Reproduce exactly, with no pictures, each line from the opening of the material down through the line containing "import pandas as pd".

═══ INPUT ROWS

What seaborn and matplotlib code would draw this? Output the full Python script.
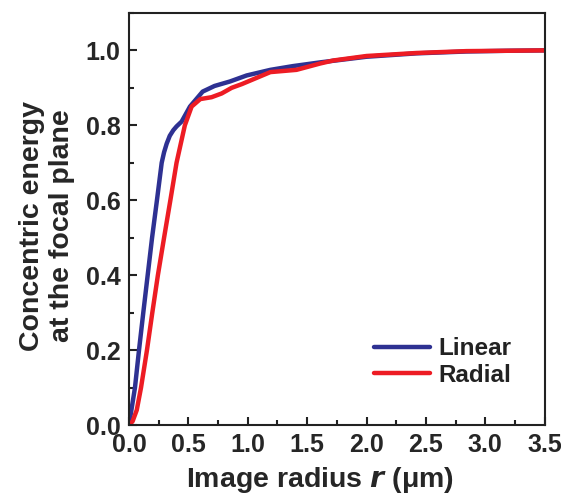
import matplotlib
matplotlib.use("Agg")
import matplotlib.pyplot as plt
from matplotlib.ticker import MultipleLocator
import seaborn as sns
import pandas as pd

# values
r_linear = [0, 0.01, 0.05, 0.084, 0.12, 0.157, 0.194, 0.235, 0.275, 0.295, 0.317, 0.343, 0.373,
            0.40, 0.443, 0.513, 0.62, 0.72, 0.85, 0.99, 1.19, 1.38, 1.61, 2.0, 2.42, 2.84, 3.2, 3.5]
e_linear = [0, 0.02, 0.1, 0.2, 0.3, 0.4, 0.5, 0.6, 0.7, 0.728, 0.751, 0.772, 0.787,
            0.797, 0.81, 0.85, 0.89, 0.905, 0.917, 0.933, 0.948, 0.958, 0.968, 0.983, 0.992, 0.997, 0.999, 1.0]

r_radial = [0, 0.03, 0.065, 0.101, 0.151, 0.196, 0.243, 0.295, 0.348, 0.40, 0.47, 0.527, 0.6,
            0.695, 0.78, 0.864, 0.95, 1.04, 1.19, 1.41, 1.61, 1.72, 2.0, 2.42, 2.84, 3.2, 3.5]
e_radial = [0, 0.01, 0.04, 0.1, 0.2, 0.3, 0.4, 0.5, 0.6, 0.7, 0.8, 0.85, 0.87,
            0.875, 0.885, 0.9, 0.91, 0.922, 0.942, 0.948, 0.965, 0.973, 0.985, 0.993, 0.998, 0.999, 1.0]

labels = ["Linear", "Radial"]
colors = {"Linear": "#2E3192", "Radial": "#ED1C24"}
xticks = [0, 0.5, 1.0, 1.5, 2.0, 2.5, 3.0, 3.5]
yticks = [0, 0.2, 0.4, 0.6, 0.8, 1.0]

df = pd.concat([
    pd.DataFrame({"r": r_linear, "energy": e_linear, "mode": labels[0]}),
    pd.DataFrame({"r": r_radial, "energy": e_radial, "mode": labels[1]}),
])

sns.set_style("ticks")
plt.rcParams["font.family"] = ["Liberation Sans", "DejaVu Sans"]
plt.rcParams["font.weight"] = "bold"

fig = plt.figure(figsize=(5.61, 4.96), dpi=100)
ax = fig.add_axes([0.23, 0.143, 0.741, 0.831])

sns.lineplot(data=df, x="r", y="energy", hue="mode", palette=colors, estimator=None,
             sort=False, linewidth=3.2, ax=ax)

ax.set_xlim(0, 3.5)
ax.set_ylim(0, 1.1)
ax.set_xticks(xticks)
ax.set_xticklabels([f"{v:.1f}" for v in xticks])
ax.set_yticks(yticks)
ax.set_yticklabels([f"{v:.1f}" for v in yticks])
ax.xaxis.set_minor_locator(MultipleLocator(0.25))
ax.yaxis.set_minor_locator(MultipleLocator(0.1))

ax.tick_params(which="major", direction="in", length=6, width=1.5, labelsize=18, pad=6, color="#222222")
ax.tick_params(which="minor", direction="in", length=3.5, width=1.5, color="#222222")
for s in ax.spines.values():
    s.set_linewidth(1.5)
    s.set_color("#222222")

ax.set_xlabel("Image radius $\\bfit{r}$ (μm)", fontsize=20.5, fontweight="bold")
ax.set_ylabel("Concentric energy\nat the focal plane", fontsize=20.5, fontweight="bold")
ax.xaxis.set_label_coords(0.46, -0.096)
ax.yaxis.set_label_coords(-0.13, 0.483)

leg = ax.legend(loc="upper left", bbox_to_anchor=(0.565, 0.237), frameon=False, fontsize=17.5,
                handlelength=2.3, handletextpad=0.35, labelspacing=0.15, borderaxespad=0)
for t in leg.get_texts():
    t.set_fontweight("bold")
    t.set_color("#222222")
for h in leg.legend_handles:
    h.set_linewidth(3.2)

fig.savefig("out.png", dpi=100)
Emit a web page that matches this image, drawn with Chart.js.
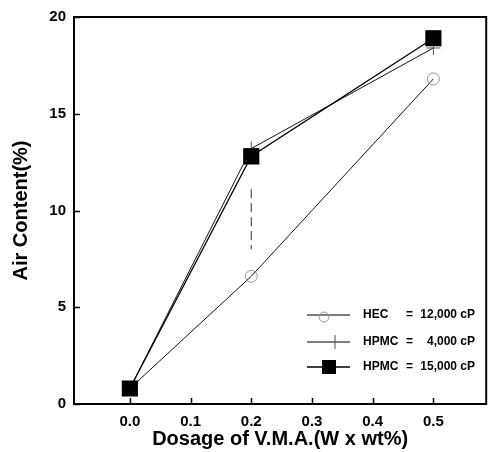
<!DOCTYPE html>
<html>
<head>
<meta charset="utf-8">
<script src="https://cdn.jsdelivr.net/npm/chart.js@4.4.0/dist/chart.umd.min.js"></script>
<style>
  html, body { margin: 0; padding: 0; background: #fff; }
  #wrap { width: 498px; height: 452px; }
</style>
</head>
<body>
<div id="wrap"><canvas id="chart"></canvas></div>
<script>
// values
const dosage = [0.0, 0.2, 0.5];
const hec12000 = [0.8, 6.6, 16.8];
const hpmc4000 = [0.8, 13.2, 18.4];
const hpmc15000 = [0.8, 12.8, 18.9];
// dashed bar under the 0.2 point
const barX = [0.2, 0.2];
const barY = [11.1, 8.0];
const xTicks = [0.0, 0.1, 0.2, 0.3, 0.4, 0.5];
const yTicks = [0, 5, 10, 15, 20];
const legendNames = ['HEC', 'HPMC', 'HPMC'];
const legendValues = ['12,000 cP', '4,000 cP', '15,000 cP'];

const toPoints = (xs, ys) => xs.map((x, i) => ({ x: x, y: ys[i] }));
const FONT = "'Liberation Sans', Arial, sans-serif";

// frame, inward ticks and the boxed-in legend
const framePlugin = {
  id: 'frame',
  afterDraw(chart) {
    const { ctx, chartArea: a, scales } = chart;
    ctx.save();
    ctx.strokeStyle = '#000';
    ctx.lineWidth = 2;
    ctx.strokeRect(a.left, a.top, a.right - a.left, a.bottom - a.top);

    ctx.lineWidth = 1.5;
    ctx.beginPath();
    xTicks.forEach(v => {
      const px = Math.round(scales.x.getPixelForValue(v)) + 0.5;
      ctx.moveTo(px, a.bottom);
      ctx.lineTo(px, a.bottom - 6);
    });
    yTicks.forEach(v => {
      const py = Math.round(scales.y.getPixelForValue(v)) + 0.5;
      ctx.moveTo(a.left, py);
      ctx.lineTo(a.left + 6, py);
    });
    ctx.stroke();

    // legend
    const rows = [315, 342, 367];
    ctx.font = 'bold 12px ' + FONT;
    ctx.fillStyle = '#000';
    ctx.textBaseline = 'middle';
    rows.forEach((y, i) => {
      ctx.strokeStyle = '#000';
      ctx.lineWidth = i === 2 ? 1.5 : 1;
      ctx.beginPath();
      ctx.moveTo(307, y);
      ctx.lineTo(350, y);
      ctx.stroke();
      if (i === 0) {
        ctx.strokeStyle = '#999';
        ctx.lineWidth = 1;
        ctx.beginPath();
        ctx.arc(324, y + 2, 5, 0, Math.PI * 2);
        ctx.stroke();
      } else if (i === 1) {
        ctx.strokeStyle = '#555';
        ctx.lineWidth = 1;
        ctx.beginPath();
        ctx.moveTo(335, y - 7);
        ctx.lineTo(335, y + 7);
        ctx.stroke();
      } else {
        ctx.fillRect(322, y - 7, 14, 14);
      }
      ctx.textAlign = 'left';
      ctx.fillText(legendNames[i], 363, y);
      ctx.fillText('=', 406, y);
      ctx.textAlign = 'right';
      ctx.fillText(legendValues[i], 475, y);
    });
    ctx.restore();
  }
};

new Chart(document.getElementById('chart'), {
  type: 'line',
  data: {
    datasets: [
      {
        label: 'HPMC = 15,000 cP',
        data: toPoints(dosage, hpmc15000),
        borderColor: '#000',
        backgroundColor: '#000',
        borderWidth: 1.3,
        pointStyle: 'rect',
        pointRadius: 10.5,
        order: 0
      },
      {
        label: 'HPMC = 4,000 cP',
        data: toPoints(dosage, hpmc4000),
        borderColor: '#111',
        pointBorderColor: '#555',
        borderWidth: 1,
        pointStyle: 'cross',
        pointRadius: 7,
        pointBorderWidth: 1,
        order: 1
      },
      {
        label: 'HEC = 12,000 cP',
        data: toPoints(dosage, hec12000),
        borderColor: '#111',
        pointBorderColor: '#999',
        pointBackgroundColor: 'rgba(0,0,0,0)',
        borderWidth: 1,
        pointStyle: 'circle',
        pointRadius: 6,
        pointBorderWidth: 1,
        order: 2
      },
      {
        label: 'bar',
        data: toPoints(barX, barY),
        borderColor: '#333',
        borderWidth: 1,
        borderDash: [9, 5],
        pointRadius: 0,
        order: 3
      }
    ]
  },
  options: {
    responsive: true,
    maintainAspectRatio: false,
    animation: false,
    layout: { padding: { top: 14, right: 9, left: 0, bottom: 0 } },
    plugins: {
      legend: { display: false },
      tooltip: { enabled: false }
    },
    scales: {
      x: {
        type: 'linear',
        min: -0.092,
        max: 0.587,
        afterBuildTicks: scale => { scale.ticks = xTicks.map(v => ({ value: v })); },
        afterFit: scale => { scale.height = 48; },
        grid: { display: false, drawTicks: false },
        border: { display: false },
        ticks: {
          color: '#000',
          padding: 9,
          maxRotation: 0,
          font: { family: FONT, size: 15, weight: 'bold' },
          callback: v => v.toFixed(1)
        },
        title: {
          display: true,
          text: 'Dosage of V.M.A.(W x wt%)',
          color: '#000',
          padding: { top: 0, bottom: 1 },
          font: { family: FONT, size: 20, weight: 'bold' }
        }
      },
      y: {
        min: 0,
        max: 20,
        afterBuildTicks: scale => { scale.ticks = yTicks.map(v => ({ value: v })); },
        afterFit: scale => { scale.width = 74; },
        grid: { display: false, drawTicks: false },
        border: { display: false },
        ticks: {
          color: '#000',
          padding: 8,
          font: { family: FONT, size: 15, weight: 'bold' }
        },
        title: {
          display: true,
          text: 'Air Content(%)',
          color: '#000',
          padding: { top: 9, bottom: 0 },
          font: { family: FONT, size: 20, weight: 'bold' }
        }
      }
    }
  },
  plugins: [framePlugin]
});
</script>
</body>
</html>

══════

» **THE OUTPUT**
What seaborn and matplotlib code would draw this? Output the full Python script.
import matplotlib
matplotlib.use("Agg")
import matplotlib.pyplot as plt
from matplotlib.ticker import MultipleLocator
import seaborn as sns
import pandas as pd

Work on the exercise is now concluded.